***** DATASET EXCERPT *****
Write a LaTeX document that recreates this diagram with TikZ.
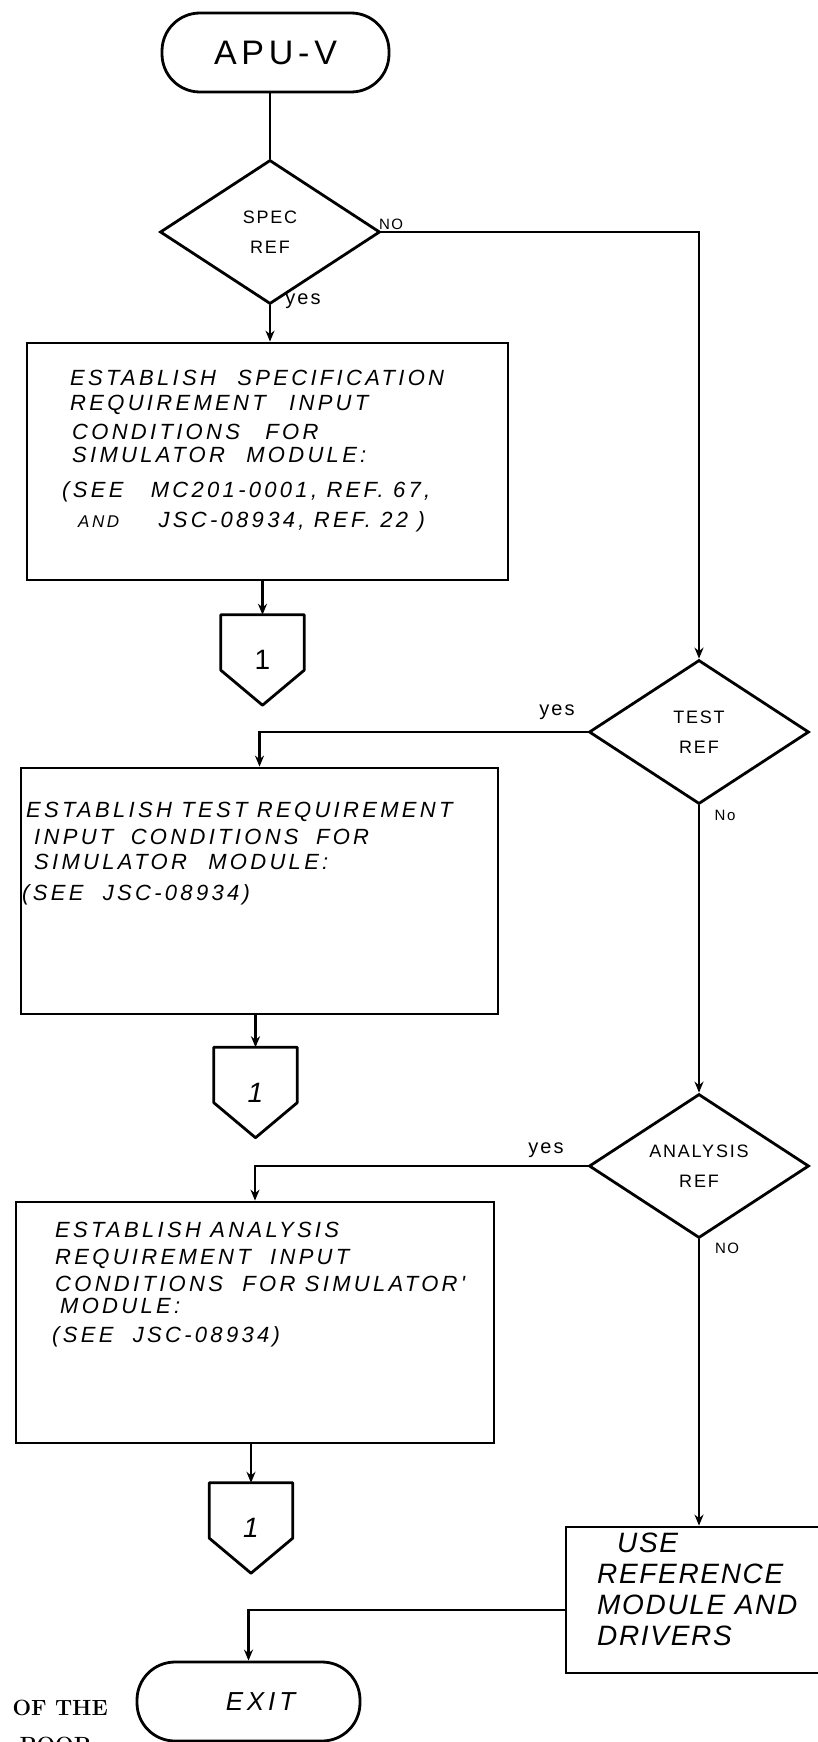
\documentclass[tikz,border=0pt]{standalone}
\usepackage{fontspec}
\usetikzlibrary{shapes.geometric,arrows.meta,calc}
\newfontfamily\handfont[LetterSpace=15]{Liberation Sans}
\newfontfamily\apufamily[LetterSpace=14]{Liberation Sans}
\newfontfamily\decfamily[LetterSpace=10]{Liberation Sans}
\newfontfamily\refboxfamily[LetterSpace=6]{Liberation Sans}
\begin{document}
\begin{tikzpicture}[x=1pt,y=-1pt,
  ln/.style={line width=2.8pt},
  arr/.style={ln,-{Stealth[length=11pt,width=9pt]}},
  term/.style={draw,ln,rectangle,rounded corners=38pt,inner sep=0pt},
  decision/.style={draw,ln,diamond,minimum width=220pt,minimum height=144pt,inner sep=0pt,align=center,font=\decfamily\fontsize{18}{30}\selectfont},
  procbox/.style={draw,ln,rectangle,inner sep=0pt},
  boxtext/.style={anchor=north west,inner sep=0pt,align=left,font=\handfont\itshape\fontsize{22}{25}\selectfont},
  offpage/.style={inner sep=0pt,minimum width=83pt,minimum height=90pt,font=\handfont\fontsize{28}{28}\selectfont},
  lab/.style={inner sep=0pt,font=\decfamily\fontsize{15}{15}\selectfont},
  yeslab/.style={inner sep=0pt,font=\decfamily\fontsize{20}{20}\selectfont},
  scan/.style={inner sep=0pt,font=\rmfamily\bfseries\fontsize{22}{22}\selectfont},
]
\fill[white] (0,0) rectangle (817,1742);
\useasboundingbox (0,0) rectangle (817,1742);

% nodes
\node[term,minimum width=227pt,minimum height=79pt,font=\apufamily\fontsize{34}{34}\selectfont] (apu) at (275.5,52.5) {APU-V};
\node[decision] (spec) at (270,232) {SPEC\\REF};
\node[procbox,minimum width=481pt,minimum height=237pt] (box1) at (267.5,461.5) {};
\node[boxtext] (t1) at (62,370) {%
\hspace*{8pt}ESTABLISH\hspace{12pt} SPECIFICATION\\[0pt]
\hspace*{8pt}REQUIREMENT\hspace{14pt} INPUT\\[4pt]
\hspace*{10pt}CONDITIONS\hspace{16pt} FOR\\[-2pt]
\hspace*{10pt}SIMULATOR\hspace{12pt} MODULE:\\[10pt]
(SEE\hspace{18pt} MC201-0001, REF. 67,\\[5pt]
\hspace*{16pt}{\fontsize{17}{17}\selectfont AND}\hspace{30pt} JSC-08934, REF. 22 )};
\node[offpage] (p1) at (262.5,660) {1};

\node[decision] (tst) at (699,732) {TEST\\REF};
\node[procbox,minimum width=477pt,minimum height=246pt] (box2) at (259.5,891) {};
\node[boxtext] (t2) at (22,802) {%
\hspace*{4pt}ESTABLISH TEST REQUIREMENT\\[2pt]
\hspace*{12pt}INPUT\hspace{8pt} CONDITIONS\hspace{8pt} FOR\\
\hspace*{12pt}SIMULATOR\hspace{12pt} MODULE:\\[6pt]
(SEE\hspace{10pt} JSC-08934)};
\node[offpage,font=\handfont\itshape\fontsize{28}{28}\selectfont] (p2) at (255.5,1092.5) {1};

\node[decision] (an) at (699,1166) {ANALYSIS\\REF};
\node[procbox,minimum width=478pt,minimum height=241pt] (box3) at (255,1322.5) {};
\node[boxtext] (t3) at (52,1222) {%
\hspace*{3pt}ESTABLISH ANALYSIS\\[2pt]
\hspace*{3pt}REQUIREMENT\hspace{10pt} INPUT\\[2pt]
\hspace*{3pt}CONDITIONS\hspace{10pt} FOR SIMULATOR'\\[-3pt]
\hspace*{8pt}MODULE:\\[4pt]
(SEE\hspace{10pt} JSC-08934)};
\node[offpage,font=\handfont\itshape\fontsize{28}{28}\selectfont] (p3) at (251,1528) {1};

\node[procbox,minimum width=274pt,minimum height=146pt] (use) at (703,1600) {};
\node[boxtext,font=\refboxfamily\itshape\fontsize{28}{31}\selectfont] (t4) at (597,1533) {%
\hspace*{20pt}USE\\REFERENCE\\MODULE AND\\DRIVERS};
\node[term,minimum width=223pt,minimum height=79pt,
  label={[inner sep=0pt,xshift=12pt,font=\handfont\itshape\fontsize{26}{26}\selectfont]center:EXIT}] (exit) at (248.5,1701.5) {};

% off-page connector outlines
\foreach \p in {p1,p2,p3}
  \draw[ln,line join=round] (\p.north west) -- (\p.north east) -- ([yshift=35pt]\p.south east) -- (\p.south) -- ([yshift=35pt]\p.south west) -- cycle;

% connectors
\draw[ln] (spec.north |- apu.south) -- (spec.north);
\draw[arr] (spec.south) -- (spec.south |- box1.north);
\draw[arr] (spec.east) -| (tst.north);
\draw[arr] (p1.north |- box1.south) -- (p1.north);
\draw[arr] (tst.west) -| (box2.north);
\draw[arr] (tst.south) -- (an.north);
\draw[arr] (p2.north |- box2.south) -- (p2.north);
\draw[arr] (an.west) -| (box3.north);
\draw[arr] (an.south) -- (an.south |- use.north);
\draw[arr] (p3.north |- box3.south) -- (p3.north);
\draw[arr] ([yshift=-10pt]use.west) -| (exit.north);

% branch labels
\node[yeslab] (y1) at (303,301) {yes};
\node[lab] (n1) at (391,224) {NO};
\node[yeslab] (y2) at (557,712) {yes};
\node[lab] (n2) at (725,815) {No};
\node[yeslab] (y3) at (546,1150) {yes};
\node[lab] (n3) at (727,1248) {NO};

% scanned page remnants
\node[scan,anchor=east] (s1) at (108,1708) {OF THE};
\node[scan] (s2) at (56,1745) {POOR};
\end{tikzpicture}
\end{document}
*****
TASK DESCRIPTION:
Leave the images out, please, and restate each line word for word.

RESPONSE BELOW:
Write a LaTeX document that recreates this diagram with TikZ.
\documentclass[tikz,border=0pt]{standalone}
\usepackage{fontspec}
\usetikzlibrary{shapes.geometric,arrows.meta,calc}
\newfontfamily\handfont[LetterSpace=15]{Liberation Sans}
\newfontfamily\apufamily[LetterSpace=14]{Liberation Sans}
\newfontfamily\decfamily[LetterSpace=10]{Liberation Sans}
\newfontfamily\refboxfamily[LetterSpace=6]{Liberation Sans}
\begin{document}
\begin{tikzpicture}[x=1pt,y=-1pt,
  ln/.style={line width=2.8pt},
  arr/.style={ln,-{Stealth[length=11pt,width=9pt]}},
  term/.style={draw,ln,rectangle,rounded corners=38pt,inner sep=0pt},
  decision/.style={draw,ln,diamond,minimum width=220pt,minimum height=144pt,inner sep=0pt,align=center,font=\decfamily\fontsize{18}{30}\selectfont},
  procbox/.style={draw,ln,rectangle,inner sep=0pt},
  boxtext/.style={anchor=north west,inner sep=0pt,align=left,font=\handfont\itshape\fontsize{22}{25}\selectfont},
  offpage/.style={inner sep=0pt,minimum width=83pt,minimum height=90pt,font=\handfont\fontsize{28}{28}\selectfont},
  lab/.style={inner sep=0pt,font=\decfamily\fontsize{15}{15}\selectfont},
  yeslab/.style={inner sep=0pt,font=\decfamily\fontsize{20}{20}\selectfont},
  scan/.style={inner sep=0pt,font=\rmfamily\bfseries\fontsize{22}{22}\selectfont},
]
\fill[white] (0,0) rectangle (817,1742);
\useasboundingbox (0,0) rectangle (817,1742);

% nodes
\node[term,minimum width=227pt,minimum height=79pt,font=\apufamily\fontsize{34}{34}\selectfont] (apu) at (275.5,52.5) {APU-V};
\node[decision] (spec) at (270,232) {SPEC\\REF};
\node[procbox,minimum width=481pt,minimum height=237pt] (box1) at (267.5,461.5) {};
\node[boxtext] (t1) at (62,370) {%
\hspace*{8pt}ESTABLISH\hspace{12pt} SPECIFICATION\\[0pt]
\hspace*{8pt}REQUIREMENT\hspace{14pt} INPUT\\[4pt]
\hspace*{10pt}CONDITIONS\hspace{16pt} FOR\\[-2pt]
\hspace*{10pt}SIMULATOR\hspace{12pt} MODULE:\\[10pt]
(SEE\hspace{18pt} MC201-0001, REF. 67,\\[5pt]
\hspace*{16pt}{\fontsize{17}{17}\selectfont AND}\hspace{30pt} JSC-08934, REF. 22 )};
\node[offpage] (p1) at (262.5,660) {1};

\node[decision] (tst) at (699,732) {TEST\\REF};
\node[procbox,minimum width=477pt,minimum height=246pt] (box2) at (259.5,891) {};
\node[boxtext] (t2) at (22,802) {%
\hspace*{4pt}ESTABLISH TEST REQUIREMENT\\[2pt]
\hspace*{12pt}INPUT\hspace{8pt} CONDITIONS\hspace{8pt} FOR\\
\hspace*{12pt}SIMULATOR\hspace{12pt} MODULE:\\[6pt]
(SEE\hspace{10pt} JSC-08934)};
\node[offpage,font=\handfont\itshape\fontsize{28}{28}\selectfont] (p2) at (255.5,1092.5) {1};

\node[decision] (an) at (699,1166) {ANALYSIS\\REF};
\node[procbox,minimum width=478pt,minimum height=241pt] (box3) at (255,1322.5) {};
\node[boxtext] (t3) at (52,1222) {%
\hspace*{3pt}ESTABLISH ANALYSIS\\[2pt]
\hspace*{3pt}REQUIREMENT\hspace{10pt} INPUT\\[2pt]
\hspace*{3pt}CONDITIONS\hspace{10pt} FOR SIMULATOR'\\[-3pt]
\hspace*{8pt}MODULE:\\[4pt]
(SEE\hspace{10pt} JSC-08934)};
\node[offpage,font=\handfont\itshape\fontsize{28}{28}\selectfont] (p3) at (251,1528) {1};

\node[procbox,minimum width=274pt,minimum height=146pt] (use) at (703,1600) {};
\node[boxtext,font=\refboxfamily\itshape\fontsize{28}{31}\selectfont] (t4) at (597,1533) {%
\hspace*{20pt}USE\\REFERENCE\\MODULE AND\\DRIVERS};
\node[term,minimum width=223pt,minimum height=79pt,
  label={[inner sep=0pt,xshift=12pt,font=\handfont\itshape\fontsize{26}{26}\selectfont]center:EXIT}] (exit) at (248.5,1701.5) {};

% off-page connector outlines
\foreach \p in {p1,p2,p3}
  \draw[ln,line join=round] (\p.north west) -- (\p.north east) -- ([yshift=35pt]\p.south east) -- (\p.south) -- ([yshift=35pt]\p.south west) -- cycle;

% connectors
\draw[ln] (spec.north |- apu.south) -- (spec.north);
\draw[arr] (spec.south) -- (spec.south |- box1.north);
\draw[arr] (spec.east) -| (tst.north);
\draw[arr] (p1.north |- box1.south) -- (p1.north);
\draw[arr] (tst.west) -| (box2.north);
\draw[arr] (tst.south) -- (an.north);
\draw[arr] (p2.north |- box2.south) -- (p2.north);
\draw[arr] (an.west) -| (box3.north);
\draw[arr] (an.south) -- (an.south |- use.north);
\draw[arr] (p3.north |- box3.south) -- (p3.north);
\draw[arr] ([yshift=-10pt]use.west) -| (exit.north);

% branch labels
\node[yeslab] (y1) at (303,301) {yes};
\node[lab] (n1) at (391,224) {NO};
\node[yeslab] (y2) at (557,712) {yes};
\node[lab] (n2) at (725,815) {No};
\node[yeslab] (y3) at (546,1150) {yes};
\node[lab] (n3) at (727,1248) {NO};

% scanned page remnants
\node[scan,anchor=east] (s1) at (108,1708) {OF THE};
\node[scan] (s2) at (56,1745) {POOR};
\end{tikzpicture}
\end{document}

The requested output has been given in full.